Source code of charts
---------------
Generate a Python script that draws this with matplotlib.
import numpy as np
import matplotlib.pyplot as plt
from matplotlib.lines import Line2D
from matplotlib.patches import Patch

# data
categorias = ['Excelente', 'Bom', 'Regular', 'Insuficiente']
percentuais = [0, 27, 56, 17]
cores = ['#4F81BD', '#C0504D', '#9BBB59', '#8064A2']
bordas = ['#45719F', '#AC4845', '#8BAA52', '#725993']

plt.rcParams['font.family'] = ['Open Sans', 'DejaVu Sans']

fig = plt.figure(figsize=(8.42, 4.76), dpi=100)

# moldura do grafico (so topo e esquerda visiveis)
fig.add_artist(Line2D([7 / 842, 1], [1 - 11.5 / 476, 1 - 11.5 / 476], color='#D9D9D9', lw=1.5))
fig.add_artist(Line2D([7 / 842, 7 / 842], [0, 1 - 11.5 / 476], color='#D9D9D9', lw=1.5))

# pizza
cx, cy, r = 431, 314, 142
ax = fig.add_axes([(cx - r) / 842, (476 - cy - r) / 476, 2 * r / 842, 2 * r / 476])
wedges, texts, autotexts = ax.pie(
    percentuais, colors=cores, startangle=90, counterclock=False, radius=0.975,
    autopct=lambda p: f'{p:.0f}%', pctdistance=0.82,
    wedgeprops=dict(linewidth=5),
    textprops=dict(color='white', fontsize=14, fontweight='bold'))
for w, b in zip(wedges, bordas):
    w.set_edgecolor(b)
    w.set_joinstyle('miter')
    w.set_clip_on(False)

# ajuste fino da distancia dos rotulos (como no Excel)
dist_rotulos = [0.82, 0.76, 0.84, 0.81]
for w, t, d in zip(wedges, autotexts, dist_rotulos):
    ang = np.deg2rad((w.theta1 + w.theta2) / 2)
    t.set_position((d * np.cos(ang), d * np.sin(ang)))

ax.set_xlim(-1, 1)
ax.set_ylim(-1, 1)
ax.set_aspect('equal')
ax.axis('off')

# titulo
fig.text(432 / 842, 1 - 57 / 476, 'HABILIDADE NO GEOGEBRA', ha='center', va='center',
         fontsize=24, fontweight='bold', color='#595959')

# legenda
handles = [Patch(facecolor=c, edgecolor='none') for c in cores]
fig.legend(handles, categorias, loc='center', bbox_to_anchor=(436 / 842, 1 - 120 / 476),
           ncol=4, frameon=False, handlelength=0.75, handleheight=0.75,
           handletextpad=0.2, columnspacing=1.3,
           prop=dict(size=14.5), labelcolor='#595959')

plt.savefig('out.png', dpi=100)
---------------
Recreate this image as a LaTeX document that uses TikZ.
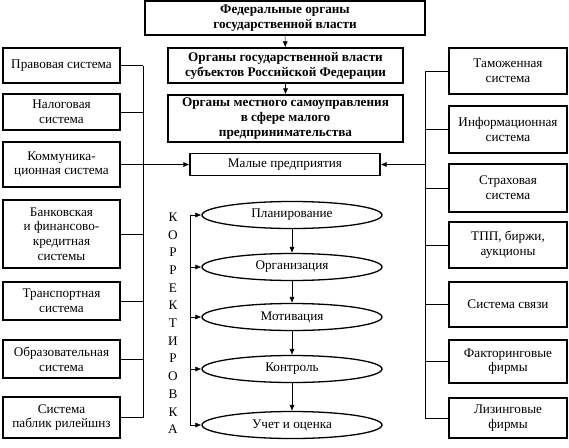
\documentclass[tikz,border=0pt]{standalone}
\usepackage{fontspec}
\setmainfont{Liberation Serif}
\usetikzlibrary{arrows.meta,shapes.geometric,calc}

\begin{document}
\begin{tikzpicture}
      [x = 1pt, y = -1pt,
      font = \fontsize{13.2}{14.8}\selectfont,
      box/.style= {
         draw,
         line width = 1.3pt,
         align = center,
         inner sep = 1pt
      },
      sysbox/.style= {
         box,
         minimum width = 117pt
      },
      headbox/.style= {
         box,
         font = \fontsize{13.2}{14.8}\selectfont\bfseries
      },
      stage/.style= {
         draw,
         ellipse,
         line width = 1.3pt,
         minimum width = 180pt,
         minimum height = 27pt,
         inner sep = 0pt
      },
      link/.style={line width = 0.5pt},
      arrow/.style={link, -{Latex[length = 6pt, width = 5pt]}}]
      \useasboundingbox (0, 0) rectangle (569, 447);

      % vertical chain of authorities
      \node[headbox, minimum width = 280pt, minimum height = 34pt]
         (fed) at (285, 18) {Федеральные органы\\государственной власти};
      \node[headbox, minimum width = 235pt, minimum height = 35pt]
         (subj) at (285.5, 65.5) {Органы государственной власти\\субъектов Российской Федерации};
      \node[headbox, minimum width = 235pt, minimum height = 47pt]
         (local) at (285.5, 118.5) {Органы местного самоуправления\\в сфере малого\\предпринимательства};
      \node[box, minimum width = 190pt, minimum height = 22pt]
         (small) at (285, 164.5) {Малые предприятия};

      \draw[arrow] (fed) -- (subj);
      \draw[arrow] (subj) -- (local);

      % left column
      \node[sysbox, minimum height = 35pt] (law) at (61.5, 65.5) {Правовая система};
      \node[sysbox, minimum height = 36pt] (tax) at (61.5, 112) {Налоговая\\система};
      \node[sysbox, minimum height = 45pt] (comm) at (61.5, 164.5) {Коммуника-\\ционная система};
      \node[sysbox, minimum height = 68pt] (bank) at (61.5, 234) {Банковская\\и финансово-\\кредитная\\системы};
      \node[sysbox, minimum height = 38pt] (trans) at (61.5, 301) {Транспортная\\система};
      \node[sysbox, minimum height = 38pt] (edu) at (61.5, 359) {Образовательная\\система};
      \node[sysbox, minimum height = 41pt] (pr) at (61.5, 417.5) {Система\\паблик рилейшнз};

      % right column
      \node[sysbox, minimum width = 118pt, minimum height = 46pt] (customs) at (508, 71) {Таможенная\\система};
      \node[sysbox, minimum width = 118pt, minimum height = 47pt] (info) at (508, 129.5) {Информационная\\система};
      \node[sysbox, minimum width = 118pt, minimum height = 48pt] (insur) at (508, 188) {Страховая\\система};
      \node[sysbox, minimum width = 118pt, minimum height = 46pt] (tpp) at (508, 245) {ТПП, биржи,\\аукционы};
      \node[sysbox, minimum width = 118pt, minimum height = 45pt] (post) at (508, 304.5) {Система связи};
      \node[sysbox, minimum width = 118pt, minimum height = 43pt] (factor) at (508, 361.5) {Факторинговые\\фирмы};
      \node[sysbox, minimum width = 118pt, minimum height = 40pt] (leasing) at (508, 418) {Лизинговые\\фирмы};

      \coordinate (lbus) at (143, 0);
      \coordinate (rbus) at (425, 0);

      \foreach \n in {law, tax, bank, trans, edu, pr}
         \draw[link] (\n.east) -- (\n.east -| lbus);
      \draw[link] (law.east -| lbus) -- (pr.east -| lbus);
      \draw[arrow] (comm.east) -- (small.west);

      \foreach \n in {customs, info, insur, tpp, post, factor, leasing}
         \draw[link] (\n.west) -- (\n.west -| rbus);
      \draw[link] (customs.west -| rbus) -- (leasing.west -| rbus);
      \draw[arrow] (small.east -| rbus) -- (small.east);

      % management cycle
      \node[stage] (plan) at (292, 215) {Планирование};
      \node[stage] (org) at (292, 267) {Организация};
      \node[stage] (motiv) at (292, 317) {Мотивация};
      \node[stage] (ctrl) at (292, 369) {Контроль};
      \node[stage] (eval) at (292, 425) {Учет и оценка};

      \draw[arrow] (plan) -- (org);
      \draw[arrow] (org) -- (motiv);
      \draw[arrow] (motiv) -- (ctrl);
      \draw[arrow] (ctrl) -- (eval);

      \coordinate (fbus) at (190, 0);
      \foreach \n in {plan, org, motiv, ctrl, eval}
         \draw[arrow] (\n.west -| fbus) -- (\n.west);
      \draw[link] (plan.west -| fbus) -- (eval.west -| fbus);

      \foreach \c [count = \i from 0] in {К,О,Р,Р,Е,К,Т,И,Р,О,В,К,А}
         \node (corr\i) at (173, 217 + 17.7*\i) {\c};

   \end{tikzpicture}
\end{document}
---------------
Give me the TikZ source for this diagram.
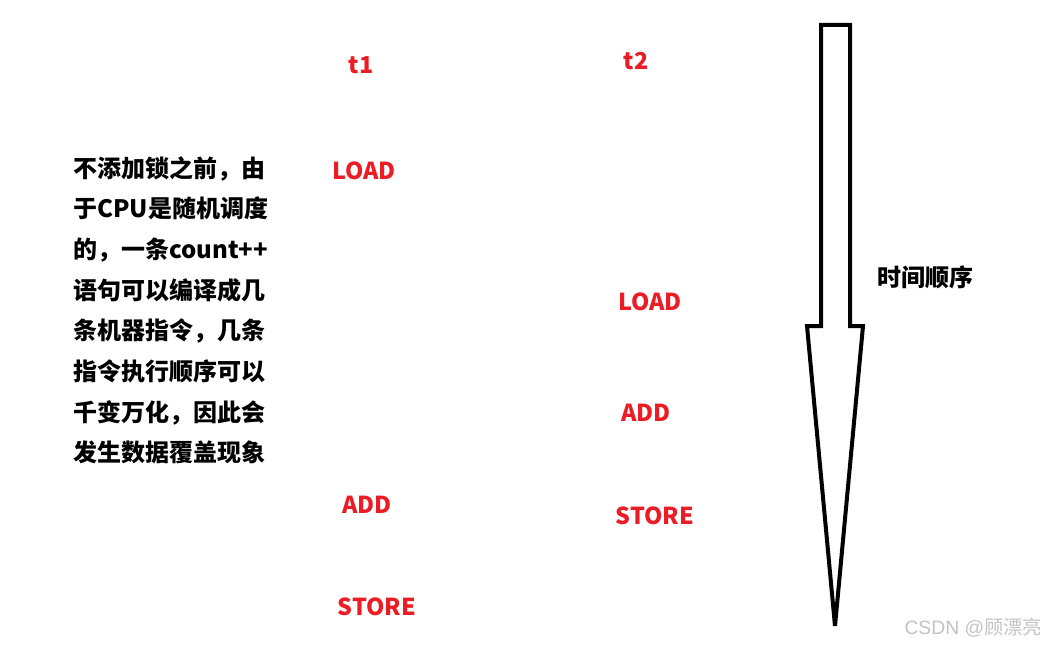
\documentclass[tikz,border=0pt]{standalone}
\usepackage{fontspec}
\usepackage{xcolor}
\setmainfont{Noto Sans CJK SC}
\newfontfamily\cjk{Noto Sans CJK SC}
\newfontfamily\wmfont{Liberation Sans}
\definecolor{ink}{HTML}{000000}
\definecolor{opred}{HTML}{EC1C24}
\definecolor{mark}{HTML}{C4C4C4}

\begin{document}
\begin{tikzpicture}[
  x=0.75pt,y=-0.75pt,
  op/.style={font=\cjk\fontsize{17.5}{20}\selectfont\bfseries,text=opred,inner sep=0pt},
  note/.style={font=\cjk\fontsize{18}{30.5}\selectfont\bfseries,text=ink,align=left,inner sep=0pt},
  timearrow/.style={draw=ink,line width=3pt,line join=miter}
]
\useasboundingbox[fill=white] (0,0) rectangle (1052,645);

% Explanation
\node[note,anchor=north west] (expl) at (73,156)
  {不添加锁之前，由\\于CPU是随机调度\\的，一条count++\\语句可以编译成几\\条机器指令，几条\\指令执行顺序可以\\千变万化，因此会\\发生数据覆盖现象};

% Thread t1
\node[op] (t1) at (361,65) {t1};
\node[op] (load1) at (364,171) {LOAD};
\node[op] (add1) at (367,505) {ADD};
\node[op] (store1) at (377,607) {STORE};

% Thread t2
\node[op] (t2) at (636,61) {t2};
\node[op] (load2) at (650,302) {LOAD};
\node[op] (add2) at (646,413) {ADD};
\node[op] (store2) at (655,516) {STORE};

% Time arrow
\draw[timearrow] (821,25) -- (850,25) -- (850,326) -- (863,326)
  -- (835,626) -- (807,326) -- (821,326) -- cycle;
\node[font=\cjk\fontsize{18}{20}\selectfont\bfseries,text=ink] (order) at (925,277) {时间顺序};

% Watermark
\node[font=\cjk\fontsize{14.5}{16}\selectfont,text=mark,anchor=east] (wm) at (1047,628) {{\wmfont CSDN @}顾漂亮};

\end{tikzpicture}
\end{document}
---------------
Objective =
Beginning with the line that contains "Generate a Python" and ending with the line that contains "ax.axis('off')", repeat exactly those lines and no others.

Solution for this exercise =
Generate a Python script that draws this with matplotlib.
import numpy as np
import matplotlib.pyplot as plt
from matplotlib.lines import Line2D
from matplotlib.patches import Patch

# data
categorias = ['Excelente', 'Bom', 'Regular', 'Insuficiente']
percentuais = [0, 27, 56, 17]
cores = ['#4F81BD', '#C0504D', '#9BBB59', '#8064A2']
bordas = ['#45719F', '#AC4845', '#8BAA52', '#725993']

plt.rcParams['font.family'] = ['Open Sans', 'DejaVu Sans']

fig = plt.figure(figsize=(8.42, 4.76), dpi=100)

# moldura do grafico (so topo e esquerda visiveis)
fig.add_artist(Line2D([7 / 842, 1], [1 - 11.5 / 476, 1 - 11.5 / 476], color='#D9D9D9', lw=1.5))
fig.add_artist(Line2D([7 / 842, 7 / 842], [0, 1 - 11.5 / 476], color='#D9D9D9', lw=1.5))

# pizza
cx, cy, r = 431, 314, 142
ax = fig.add_axes([(cx - r) / 842, (476 - cy - r) / 476, 2 * r / 842, 2 * r / 476])
wedges, texts, autotexts = ax.pie(
    percentuais, colors=cores, startangle=90, counterclock=False, radius=0.975,
    autopct=lambda p: f'{p:.0f}%', pctdistance=0.82,
    wedgeprops=dict(linewidth=5),
    textprops=dict(color='white', fontsize=14, fontweight='bold'))
for w, b in zip(wedges, bordas):
    w.set_edgecolor(b)
    w.set_joinstyle('miter')
    w.set_clip_on(False)

# ajuste fino da distancia dos rotulos (como no Excel)
dist_rotulos = [0.82, 0.76, 0.84, 0.81]
for w, t, d in zip(wedges, autotexts, dist_rotulos):
    ang = np.deg2rad((w.theta1 + w.theta2) / 2)
    t.set_position((d * np.cos(ang), d * np.sin(ang)))

ax.set_xlim(-1, 1)
ax.set_ylim(-1, 1)
ax.set_aspect('equal')
ax.axis('off')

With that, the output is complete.